* THE REQUEST
Pictures stay out of the copy; set down each line of the listing below exactly.

* DATASET SECTION
-- -- --

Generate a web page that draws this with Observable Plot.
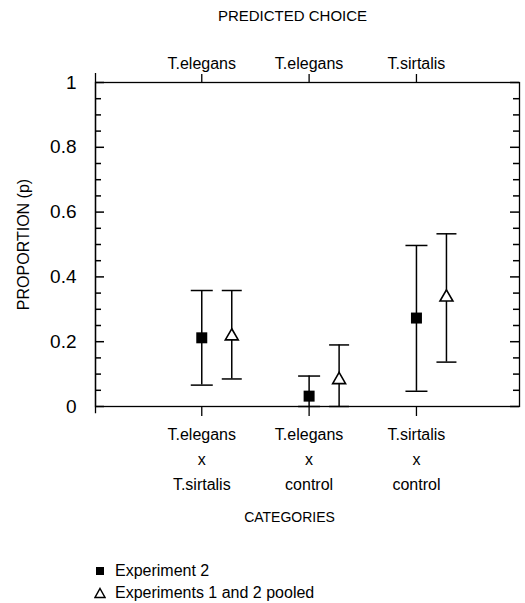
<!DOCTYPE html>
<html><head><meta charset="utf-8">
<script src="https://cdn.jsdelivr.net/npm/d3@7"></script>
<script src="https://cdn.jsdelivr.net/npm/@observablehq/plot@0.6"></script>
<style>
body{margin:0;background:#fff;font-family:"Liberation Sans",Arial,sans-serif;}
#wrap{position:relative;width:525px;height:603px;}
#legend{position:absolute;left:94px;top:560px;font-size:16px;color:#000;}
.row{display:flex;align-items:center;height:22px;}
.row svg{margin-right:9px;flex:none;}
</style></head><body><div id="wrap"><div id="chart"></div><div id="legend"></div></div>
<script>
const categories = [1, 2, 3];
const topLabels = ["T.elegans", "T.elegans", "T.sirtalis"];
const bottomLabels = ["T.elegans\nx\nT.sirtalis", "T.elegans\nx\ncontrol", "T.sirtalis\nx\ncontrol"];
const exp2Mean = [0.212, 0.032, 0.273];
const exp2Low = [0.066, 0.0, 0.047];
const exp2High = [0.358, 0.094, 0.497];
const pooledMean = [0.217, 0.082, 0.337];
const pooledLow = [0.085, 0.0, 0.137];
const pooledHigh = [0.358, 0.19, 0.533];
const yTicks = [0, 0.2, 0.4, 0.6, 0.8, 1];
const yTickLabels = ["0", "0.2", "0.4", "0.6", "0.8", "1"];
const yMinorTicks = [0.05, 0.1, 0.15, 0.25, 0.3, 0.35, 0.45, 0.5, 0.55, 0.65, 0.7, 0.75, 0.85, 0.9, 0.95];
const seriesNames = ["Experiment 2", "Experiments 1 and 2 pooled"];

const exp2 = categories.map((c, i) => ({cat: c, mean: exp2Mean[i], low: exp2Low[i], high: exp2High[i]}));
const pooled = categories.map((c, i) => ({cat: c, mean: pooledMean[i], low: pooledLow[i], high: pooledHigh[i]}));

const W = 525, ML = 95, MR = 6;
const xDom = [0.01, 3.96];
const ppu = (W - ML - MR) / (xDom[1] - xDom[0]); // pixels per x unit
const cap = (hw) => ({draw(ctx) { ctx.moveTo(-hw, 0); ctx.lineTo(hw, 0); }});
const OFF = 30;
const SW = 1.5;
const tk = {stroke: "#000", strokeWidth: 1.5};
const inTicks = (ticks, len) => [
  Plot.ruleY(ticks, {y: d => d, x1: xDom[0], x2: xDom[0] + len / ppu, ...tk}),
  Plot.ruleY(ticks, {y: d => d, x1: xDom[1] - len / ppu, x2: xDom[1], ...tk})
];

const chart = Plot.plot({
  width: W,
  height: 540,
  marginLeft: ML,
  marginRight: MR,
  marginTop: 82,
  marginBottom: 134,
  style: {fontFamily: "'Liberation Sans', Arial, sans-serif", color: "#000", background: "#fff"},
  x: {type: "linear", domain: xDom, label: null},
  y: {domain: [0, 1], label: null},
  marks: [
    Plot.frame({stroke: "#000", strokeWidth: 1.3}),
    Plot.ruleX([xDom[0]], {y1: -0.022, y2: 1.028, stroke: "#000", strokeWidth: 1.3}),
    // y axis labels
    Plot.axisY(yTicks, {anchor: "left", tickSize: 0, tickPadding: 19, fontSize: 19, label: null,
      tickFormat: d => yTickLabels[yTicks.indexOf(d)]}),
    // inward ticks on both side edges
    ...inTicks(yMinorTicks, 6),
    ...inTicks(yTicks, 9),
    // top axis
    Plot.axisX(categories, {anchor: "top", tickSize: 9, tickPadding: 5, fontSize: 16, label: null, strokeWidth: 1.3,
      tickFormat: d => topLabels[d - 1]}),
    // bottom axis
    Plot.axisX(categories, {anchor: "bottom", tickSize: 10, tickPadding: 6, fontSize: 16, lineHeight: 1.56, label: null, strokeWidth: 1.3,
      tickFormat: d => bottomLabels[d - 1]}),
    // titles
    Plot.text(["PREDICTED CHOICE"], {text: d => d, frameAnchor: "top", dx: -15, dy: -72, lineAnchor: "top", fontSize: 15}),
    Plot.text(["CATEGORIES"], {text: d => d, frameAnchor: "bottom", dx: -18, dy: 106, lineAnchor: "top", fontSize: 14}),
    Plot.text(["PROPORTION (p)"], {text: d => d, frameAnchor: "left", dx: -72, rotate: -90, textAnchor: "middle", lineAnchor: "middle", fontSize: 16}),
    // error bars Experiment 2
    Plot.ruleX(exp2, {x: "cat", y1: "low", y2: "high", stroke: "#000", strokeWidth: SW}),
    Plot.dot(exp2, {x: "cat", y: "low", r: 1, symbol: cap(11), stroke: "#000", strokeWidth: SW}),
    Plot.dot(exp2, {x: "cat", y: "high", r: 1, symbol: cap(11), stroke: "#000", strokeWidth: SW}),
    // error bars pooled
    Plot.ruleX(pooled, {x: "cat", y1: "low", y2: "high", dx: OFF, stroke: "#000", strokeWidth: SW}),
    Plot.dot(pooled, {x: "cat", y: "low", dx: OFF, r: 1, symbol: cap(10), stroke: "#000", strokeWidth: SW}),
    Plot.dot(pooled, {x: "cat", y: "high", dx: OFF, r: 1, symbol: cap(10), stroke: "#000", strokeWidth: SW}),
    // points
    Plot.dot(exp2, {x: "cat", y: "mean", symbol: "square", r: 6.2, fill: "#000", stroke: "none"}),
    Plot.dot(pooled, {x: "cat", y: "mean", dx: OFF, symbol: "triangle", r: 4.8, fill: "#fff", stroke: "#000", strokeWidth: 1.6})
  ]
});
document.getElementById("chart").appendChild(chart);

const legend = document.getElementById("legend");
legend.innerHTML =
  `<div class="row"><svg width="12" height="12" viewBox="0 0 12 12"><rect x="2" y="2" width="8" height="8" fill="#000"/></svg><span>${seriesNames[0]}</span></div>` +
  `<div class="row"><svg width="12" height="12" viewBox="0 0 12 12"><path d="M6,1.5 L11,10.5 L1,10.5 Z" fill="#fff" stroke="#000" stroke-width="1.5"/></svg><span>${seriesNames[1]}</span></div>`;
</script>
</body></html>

-- -- --

* TASK OUTPUT
Generate a web page that draws this with Observable Plot.
<!DOCTYPE html>
<html><head><meta charset="utf-8">
<script src="https://cdn.jsdelivr.net/npm/d3@7"></script>
<script src="https://cdn.jsdelivr.net/npm/@observablehq/plot@0.6"></script>
<style>
body{margin:0;background:#fff;font-family:"Liberation Sans",Arial,sans-serif;}
#wrap{position:relative;width:525px;height:603px;}
#legend{position:absolute;left:94px;top:560px;font-size:16px;color:#000;}
.row{display:flex;align-items:center;height:22px;}
.row svg{margin-right:9px;flex:none;}
</style></head><body><div id="wrap"><div id="chart"></div><div id="legend"></div></div>
<script>
const categories = [1, 2, 3];
const topLabels = ["T.elegans", "T.elegans", "T.sirtalis"];
const bottomLabels = ["T.elegans\nx\nT.sirtalis", "T.elegans\nx\ncontrol", "T.sirtalis\nx\ncontrol"];
const exp2Mean = [0.212, 0.032, 0.273];
const exp2Low = [0.066, 0.0, 0.047];
const exp2High = [0.358, 0.094, 0.497];
const pooledMean = [0.217, 0.082, 0.337];
const pooledLow = [0.085, 0.0, 0.137];
const pooledHigh = [0.358, 0.19, 0.533];
const yTicks = [0, 0.2, 0.4, 0.6, 0.8, 1];
const yTickLabels = ["0", "0.2", "0.4", "0.6", "0.8", "1"];
const yMinorTicks = [0.05, 0.1, 0.15, 0.25, 0.3, 0.35, 0.45, 0.5, 0.55, 0.65, 0.7, 0.75, 0.85, 0.9, 0.95];
const seriesNames = ["Experiment 2", "Experiments 1 and 2 pooled"];

const exp2 = categories.map((c, i) => ({cat: c, mean: exp2Mean[i], low: exp2Low[i], high: exp2High[i]}));
const pooled = categories.map((c, i) => ({cat: c, mean: pooledMean[i], low: pooledLow[i], high: pooledHigh[i]}));

const W = 525, ML = 95, MR = 6;
const xDom = [0.01, 3.96];
const ppu = (W - ML - MR) / (xDom[1] - xDom[0]); // pixels per x unit
const cap = (hw) => ({draw(ctx) { ctx.moveTo(-hw, 0); ctx.lineTo(hw, 0); }});
const OFF = 30;
const SW = 1.5;
const tk = {stroke: "#000", strokeWidth: 1.5};
const inTicks = (ticks, len) => [
  Plot.ruleY(ticks, {y: d => d, x1: xDom[0], x2: xDom[0] + len / ppu, ...tk}),
  Plot.ruleY(ticks, {y: d => d, x1: xDom[1] - len / ppu, x2: xDom[1], ...tk})
];

const chart = Plot.plot({
  width: W,
  height: 540,
  marginLeft: ML,
  marginRight: MR,
  marginTop: 82,
  marginBottom: 134,
  style: {fontFamily: "'Liberation Sans', Arial, sans-serif", color: "#000", background: "#fff"},
  x: {type: "linear", domain: xDom, label: null},
  y: {domain: [0, 1], label: null},
  marks: [
    Plot.frame({stroke: "#000", strokeWidth: 1.3}),
    Plot.ruleX([xDom[0]], {y1: -0.022, y2: 1.028, stroke: "#000", strokeWidth: 1.3}),
    // y axis labels
    Plot.axisY(yTicks, {anchor: "left", tickSize: 0, tickPadding: 19, fontSize: 19, label: null,
      tickFormat: d => yTickLabels[yTicks.indexOf(d)]}),
    // inward ticks on both side edges
    ...inTicks(yMinorTicks, 6),
    ...inTicks(yTicks, 9),
    // top axis
    Plot.axisX(categories, {anchor: "top", tickSize: 9, tickPadding: 5, fontSize: 16, label: null, strokeWidth: 1.3,
      tickFormat: d => topLabels[d - 1]}),
    // bottom axis
    Plot.axisX(categories, {anchor: "bottom", tickSize: 10, tickPadding: 6, fontSize: 16, lineHeight: 1.56, label: null, strokeWidth: 1.3,
      tickFormat: d => bottomLabels[d - 1]}),
    // titles
    Plot.text(["PREDICTED CHOICE"], {text: d => d, frameAnchor: "top", dx: -15, dy: -72, lineAnchor: "top", fontSize: 15}),
    Plot.text(["CATEGORIES"], {text: d => d, frameAnchor: "bottom", dx: -18, dy: 106, lineAnchor: "top", fontSize: 14}),
    Plot.text(["PROPORTION (p)"], {text: d => d, frameAnchor: "left", dx: -72, rotate: -90, textAnchor: "middle", lineAnchor: "middle", fontSize: 16}),
    // error bars Experiment 2
    Plot.ruleX(exp2, {x: "cat", y1: "low", y2: "high", stroke: "#000", strokeWidth: SW}),
    Plot.dot(exp2, {x: "cat", y: "low", r: 1, symbol: cap(11), stroke: "#000", strokeWidth: SW}),
    Plot.dot(exp2, {x: "cat", y: "high", r: 1, symbol: cap(11), stroke: "#000", strokeWidth: SW}),
    // error bars pooled
    Plot.ruleX(pooled, {x: "cat", y1: "low", y2: "high", dx: OFF, stroke: "#000", strokeWidth: SW}),
    Plot.dot(pooled, {x: "cat", y: "low", dx: OFF, r: 1, symbol: cap(10), stroke: "#000", strokeWidth: SW}),
    Plot.dot(pooled, {x: "cat", y: "high", dx: OFF, r: 1, symbol: cap(10), stroke: "#000", strokeWidth: SW}),
    // points
    Plot.dot(exp2, {x: "cat", y: "mean", symbol: "square", r: 6.2, fill: "#000", stroke: "none"}),
    Plot.dot(pooled, {x: "cat", y: "mean", dx: OFF, symbol: "triangle", r: 4.8, fill: "#fff", stroke: "#000", strokeWidth: 1.6})
  ]
});
document.getElementById("chart").appendChild(chart);

const legend = document.getElementById("legend");
legend.innerHTML =
  `<div class="row"><svg width="12" height="12" viewBox="0 0 12 12"><rect x="2" y="2" width="8" height="8" fill="#000"/></svg><span>${seriesNames[0]}</span></div>` +
  `<div class="row"><svg width="12" height="12" viewBox="0 0 12 12"><path d="M6,1.5 L11,10.5 L1,10.5 Z" fill="#fff" stroke="#000" stroke-width="1.5"/></svg><span>${seriesNames[1]}</span></div>`;
</script>
</body></html>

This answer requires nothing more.